┌─ SUPPLIED MATERIAL

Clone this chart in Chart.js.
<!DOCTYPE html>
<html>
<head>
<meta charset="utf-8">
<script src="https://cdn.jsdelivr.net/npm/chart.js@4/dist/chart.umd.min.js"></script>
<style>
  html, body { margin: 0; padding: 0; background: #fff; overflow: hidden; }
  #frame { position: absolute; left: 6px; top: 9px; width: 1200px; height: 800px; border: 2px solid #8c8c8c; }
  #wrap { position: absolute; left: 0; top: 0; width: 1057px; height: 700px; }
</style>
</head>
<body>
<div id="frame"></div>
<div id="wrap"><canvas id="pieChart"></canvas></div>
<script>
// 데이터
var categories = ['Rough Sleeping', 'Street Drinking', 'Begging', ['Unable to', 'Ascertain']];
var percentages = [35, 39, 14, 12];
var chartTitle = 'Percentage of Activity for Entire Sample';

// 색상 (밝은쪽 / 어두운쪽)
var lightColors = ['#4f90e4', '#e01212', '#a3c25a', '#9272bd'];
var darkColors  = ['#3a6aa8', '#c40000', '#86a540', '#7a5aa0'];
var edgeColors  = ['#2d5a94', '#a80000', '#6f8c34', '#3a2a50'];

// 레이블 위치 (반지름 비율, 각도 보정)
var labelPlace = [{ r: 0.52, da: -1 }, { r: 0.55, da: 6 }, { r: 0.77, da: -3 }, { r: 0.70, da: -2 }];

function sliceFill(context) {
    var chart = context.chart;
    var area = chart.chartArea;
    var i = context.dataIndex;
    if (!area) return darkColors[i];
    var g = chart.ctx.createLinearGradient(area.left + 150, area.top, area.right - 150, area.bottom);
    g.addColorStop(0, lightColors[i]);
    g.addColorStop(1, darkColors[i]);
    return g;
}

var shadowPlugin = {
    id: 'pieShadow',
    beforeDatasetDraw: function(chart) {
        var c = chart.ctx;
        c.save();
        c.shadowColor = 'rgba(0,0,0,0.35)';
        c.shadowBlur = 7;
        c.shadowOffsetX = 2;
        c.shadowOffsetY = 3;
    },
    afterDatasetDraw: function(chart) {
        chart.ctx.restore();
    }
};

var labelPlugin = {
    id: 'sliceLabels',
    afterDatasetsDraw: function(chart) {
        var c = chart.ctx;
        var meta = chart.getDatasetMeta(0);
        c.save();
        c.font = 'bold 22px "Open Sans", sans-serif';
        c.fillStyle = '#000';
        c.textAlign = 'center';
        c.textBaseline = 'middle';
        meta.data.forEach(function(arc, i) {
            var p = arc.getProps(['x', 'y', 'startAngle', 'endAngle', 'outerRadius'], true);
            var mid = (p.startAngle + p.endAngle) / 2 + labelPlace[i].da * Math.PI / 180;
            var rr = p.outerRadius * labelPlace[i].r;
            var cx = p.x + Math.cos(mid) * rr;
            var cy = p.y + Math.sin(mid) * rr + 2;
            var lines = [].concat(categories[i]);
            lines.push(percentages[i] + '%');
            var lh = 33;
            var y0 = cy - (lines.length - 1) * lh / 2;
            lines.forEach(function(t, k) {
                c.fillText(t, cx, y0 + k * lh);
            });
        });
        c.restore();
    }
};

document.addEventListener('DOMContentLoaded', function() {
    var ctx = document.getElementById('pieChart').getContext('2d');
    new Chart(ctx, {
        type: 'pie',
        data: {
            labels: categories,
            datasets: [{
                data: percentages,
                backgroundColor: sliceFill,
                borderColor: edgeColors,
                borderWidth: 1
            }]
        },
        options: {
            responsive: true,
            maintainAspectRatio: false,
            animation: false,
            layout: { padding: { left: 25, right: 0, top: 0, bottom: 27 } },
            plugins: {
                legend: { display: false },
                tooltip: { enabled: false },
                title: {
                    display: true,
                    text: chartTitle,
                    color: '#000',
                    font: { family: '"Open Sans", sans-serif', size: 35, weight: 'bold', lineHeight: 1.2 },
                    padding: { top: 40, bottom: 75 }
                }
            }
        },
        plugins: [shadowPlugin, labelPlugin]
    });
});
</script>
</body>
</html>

└─

SHORT EXERCISE:
Reproduce all of the material above word for word.

FINISHED EXERCISE:
Clone this chart in Chart.js.
<!DOCTYPE html>
<html>
<head>
<meta charset="utf-8">
<script src="https://cdn.jsdelivr.net/npm/chart.js@4/dist/chart.umd.min.js"></script>
<style>
  html, body { margin: 0; padding: 0; background: #fff; overflow: hidden; }
  #frame { position: absolute; left: 6px; top: 9px; width: 1200px; height: 800px; border: 2px solid #8c8c8c; }
  #wrap { position: absolute; left: 0; top: 0; width: 1057px; height: 700px; }
</style>
</head>
<body>
<div id="frame"></div>
<div id="wrap"><canvas id="pieChart"></canvas></div>
<script>
// 데이터
var categories = ['Rough Sleeping', 'Street Drinking', 'Begging', ['Unable to', 'Ascertain']];
var percentages = [35, 39, 14, 12];
var chartTitle = 'Percentage of Activity for Entire Sample';

// 색상 (밝은쪽 / 어두운쪽)
var lightColors = ['#4f90e4', '#e01212', '#a3c25a', '#9272bd'];
var darkColors  = ['#3a6aa8', '#c40000', '#86a540', '#7a5aa0'];
var edgeColors  = ['#2d5a94', '#a80000', '#6f8c34', '#3a2a50'];

// 레이블 위치 (반지름 비율, 각도 보정)
var labelPlace = [{ r: 0.52, da: -1 }, { r: 0.55, da: 6 }, { r: 0.77, da: -3 }, { r: 0.70, da: -2 }];

function sliceFill(context) {
    var chart = context.chart;
    var area = chart.chartArea;
    var i = context.dataIndex;
    if (!area) return darkColors[i];
    var g = chart.ctx.createLinearGradient(area.left + 150, area.top, area.right - 150, area.bottom);
    g.addColorStop(0, lightColors[i]);
    g.addColorStop(1, darkColors[i]);
    return g;
}

var shadowPlugin = {
    id: 'pieShadow',
    beforeDatasetDraw: function(chart) {
        var c = chart.ctx;
        c.save();
        c.shadowColor = 'rgba(0,0,0,0.35)';
        c.shadowBlur = 7;
        c.shadowOffsetX = 2;
        c.shadowOffsetY = 3;
    },
    afterDatasetDraw: function(chart) {
        chart.ctx.restore();
    }
};

var labelPlugin = {
    id: 'sliceLabels',
    afterDatasetsDraw: function(chart) {
        var c = chart.ctx;
        var meta = chart.getDatasetMeta(0);
        c.save();
        c.font = 'bold 22px "Open Sans", sans-serif';
        c.fillStyle = '#000';
        c.textAlign = 'center';
        c.textBaseline = 'middle';
        meta.data.forEach(function(arc, i) {
            var p = arc.getProps(['x', 'y', 'startAngle', 'endAngle', 'outerRadius'], true);
            var mid = (p.startAngle + p.endAngle) / 2 + labelPlace[i].da * Math.PI / 180;
            var rr = p.outerRadius * labelPlace[i].r;
            var cx = p.x + Math.cos(mid) * rr;
            var cy = p.y + Math.sin(mid) * rr + 2;
            var lines = [].concat(categories[i]);
            lines.push(percentages[i] + '%');
            var lh = 33;
            var y0 = cy - (lines.length - 1) * lh / 2;
            lines.forEach(function(t, k) {
                c.fillText(t, cx, y0 + k * lh);
            });
        });
        c.restore();
    }
};

document.addEventListener('DOMContentLoaded', function() {
    var ctx = document.getElementById('pieChart').getContext('2d');
    new Chart(ctx, {
        type: 'pie',
        data: {
            labels: categories,
            datasets: [{
                data: percentages,
                backgroundColor: sliceFill,
                borderColor: edgeColors,
                borderWidth: 1
            }]
        },
        options: {
            responsive: true,
            maintainAspectRatio: false,
            animation: false,
            layout: { padding: { left: 25, right: 0, top: 0, bottom: 27 } },
            plugins: {
                legend: { display: false },
                tooltip: { enabled: false },
                title: {
                    display: true,
                    text: chartTitle,
                    color: '#000',
                    font: { family: '"Open Sans", sans-serif', size: 35, weight: 'bold', lineHeight: 1.2 },
                    padding: { top: 40, bottom: 75 }
                }
            }
        },
        plugins: [shadowPlugin, labelPlugin]
    });
});
</script>
</body>
</html>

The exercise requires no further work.